6 February 2014Print This Post

Loss of capacity does not terminate solicitor’s retainer, High Court rules

High Court: unjust and unreasonable

A client’s loss of mental capacity in the course of proceedings does not automatically terminate their solicitor’s retainer, the High Court ruled yesterday.

Mr Justice Phillips acknowledged that his decision was particularly important for solicitors conducting pre-April 2013 personal injury claims under conditional fee agreements (CFAs), given the change in recoverability.

Overturning the first instance ruling of Regional Costs Judge Harris in Manchester, he said that whilst incapacity has the effect of removing the authority of a solicitor to act on behalf of the party lacking capacity for the duration of that incapacity, “such authority can be restored when a deputy is appointed and provides instructions to the solicitors in that capacity, or otherwise if and when the claimant regains capacity.

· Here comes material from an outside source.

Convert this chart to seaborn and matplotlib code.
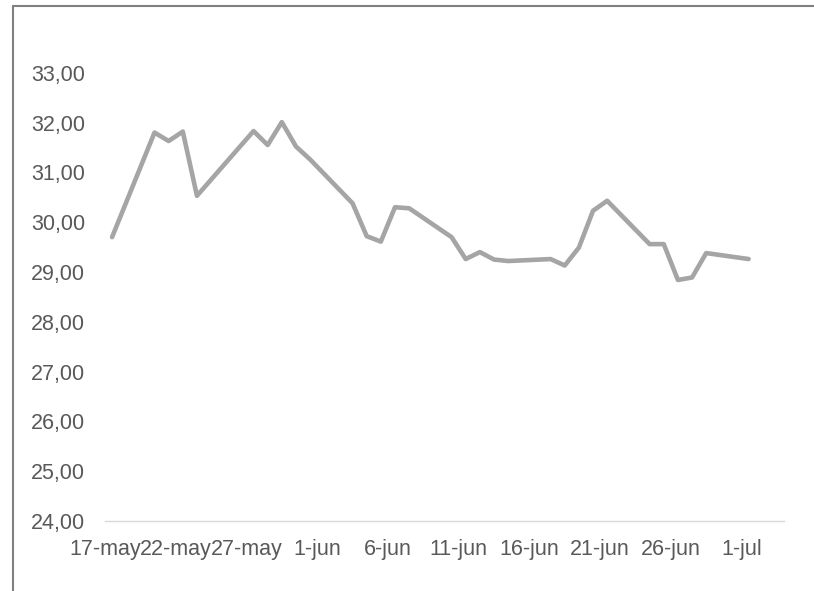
import matplotlib
matplotlib.use("Agg")
import matplotlib.pyplot as plt
import seaborn as sns
import pandas as pd
from matplotlib.lines import Line2D

dates = ["2019-05-17", "2019-05-20", "2019-05-21", "2019-05-22", "2019-05-23",
         "2019-05-27", "2019-05-28", "2019-05-29", "2019-05-30", "2019-05-31",
         "2019-06-03", "2019-06-04", "2019-06-05", "2019-06-06", "2019-06-07",
         "2019-06-10", "2019-06-11", "2019-06-12", "2019-06-13", "2019-06-14",
         "2019-06-17", "2019-06-18", "2019-06-19", "2019-06-20", "2019-06-21",
         "2019-06-24", "2019-06-25", "2019-06-26", "2019-06-27", "2019-06-28",
         "2019-07-01"]
values = [29.70, 31.80, 31.63, 31.82, 30.53,
          31.83, 31.55, 32.01, 31.52, 31.26,
          30.38, 29.72, 29.61, 30.30, 30.28,
          29.70, 29.26, 29.40, 29.25, 29.22,
          29.26, 29.13, 29.49, 30.23, 30.43,
          29.56, 29.56, 28.84, 28.89, 29.38,
          29.26]
tick_dates = ["2019-05-17", "2019-05-22", "2019-05-27", "2019-06-01", "2019-06-06",
              "2019-06-11", "2019-06-16", "2019-06-21", "2019-06-26", "2019-07-01"]
tick_labels = ["17-may", "22-may", "27-may", "1-jun", "6-jun",
               "11-jun", "16-jun", "21-jun", "26-jun", "1-jul"]
y_ticks = [24, 25, 26, 27, 28, 29, 30, 31, 32, 33]
y_labels = ["24,00", "25,00", "26,00", "27,00", "28,00", "29,00", "30,00", "31,00", "32,00", "33,00"]

sns.set_style("white")
plt.rcParams["font.family"] = ["Liberation Sans", "DejaVu Sans"]

df = pd.DataFrame({"date": pd.to_datetime(dates) + pd.Timedelta(hours=12), "value": values})

W, H = 814, 591
fig = plt.figure(figsize=(W / 100, H / 100), dpi=100)
ax = fig.add_axes([105 / W, (H - 521) / H, (784 - 105) / W, (521 - 23) / H])

sns.lineplot(data=df, x="date", y="value", ax=ax, color="#A5A5A5", linewidth=3.3,
             solid_joinstyle="round", solid_capstyle="round")

ax.set_xlim(pd.Timestamp("2019-05-17"), pd.Timestamp("2019-07-04"))
ax.set_ylim(24, 34)
ax.set_yticks(y_ticks)
ax.set_yticklabels(y_labels)
ax.set_xticks(pd.to_datetime(tick_dates))
ax.set_xticklabels(tick_labels)
ax.set_xlabel("")
ax.set_ylabel("")

for s in ["top", "right", "left"]:
    ax.spines[s].set_visible(False)
ax.spines["bottom"].set_color("#D9D9D9")
ax.spines["bottom"].set_linewidth(1.0)

ax.tick_params(axis="y", length=0, pad=14.5, labelsize=15.5, labelcolor="#595959")
ax.tick_params(axis="x", length=4.3, width=1.0, color="#D9D9D9", direction="out",
               pad=9.0, labelsize=15.5, labelcolor="#595959")

# chart border (partially visible)
fig.add_artist(Line2D([13 / W, 1.0], [(H - 6) / H, (H - 6) / H], transform=fig.transFigure,
                      color="#808080", linewidth=1.5))
fig.add_artist(Line2D([13 / W, 13 / W], [0.0, (H - 6) / H], transform=fig.transFigure,
                      color="#808080", linewidth=1.5))

fig.savefig("out.png", dpi=100)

“There is no reason, as a matter of authority or legal principle, why an inability to instruct solicitors in the intervening period (which may be quite short) should be taken to have the effect of immediately ending a solicitor’s retainer.”

The case, Blankley v Manchester NHS Trust [2014] EWHC 168 (QB), involved a clinical negligence claim that started in 2002 with the client lacking capacity, then regaining it in May 2005, only to lose it again in February 2007. The costs of Manchester firm Linder Myers under dispute for the period when she had capacity were £185,000.

Phillips J considered the issues of capacity and contractual frustration. He said: “The supervening inability of a party to give instructions personally, with the likelihood (if not the certainty) that a deputy will be appointed, does not change the nature of the contract of retainer, radically or even significantly.” Any delay caused would not on its own frustrate the contract, he noted.

The judge added: “The possibility that the client will at some point lose mental capacity is plainly a matter which was within the reasonable contemplation of the parties. The fact that the CFA here contained an express provision that the retainer would terminate on the death of the claimant, far from supporting the case that supervening incapacity was a frustrating event, indicates that the parties did not regard incapacity of the claimant as something which should bring the contract to an end.”

He also ruled that it would be “unjust and unreasonable” to treat a retainer as terminated by reason of what may be a fleeting period of incapacity.

To do so would be contrary to the principle that the doctrine of frustration should be confined within narrow limits and cannot be lightly invoked. “It would result in the frequent termination of retainers (on the basis of arguments advanced by a non-party to the contract, such as the defendant) where neither party wished that to be the outcome and neither saw any difficulty in continuing to perform their obligations.”

Mark Walmsley, senior costs draftsman and head of costs management at Linder Myers, said: “This was a significant ruling which challenges previously held judgments that a solicitor’s retainer is automatically terminated if a client becomes incapacitated during proceedings.

“In this particular case, the claimant had suffered significant brain injury as a result of medical negligence so it was reasonable to expect that there was a risk that she would lose mental capacity after temporarily regaining it. Linder Myers acted properly when this occurred and continued to win a substantial amount of compensation.”

Phillips J sat with Master Campbell and Colemans-ctts partner Greg Cox as assessors.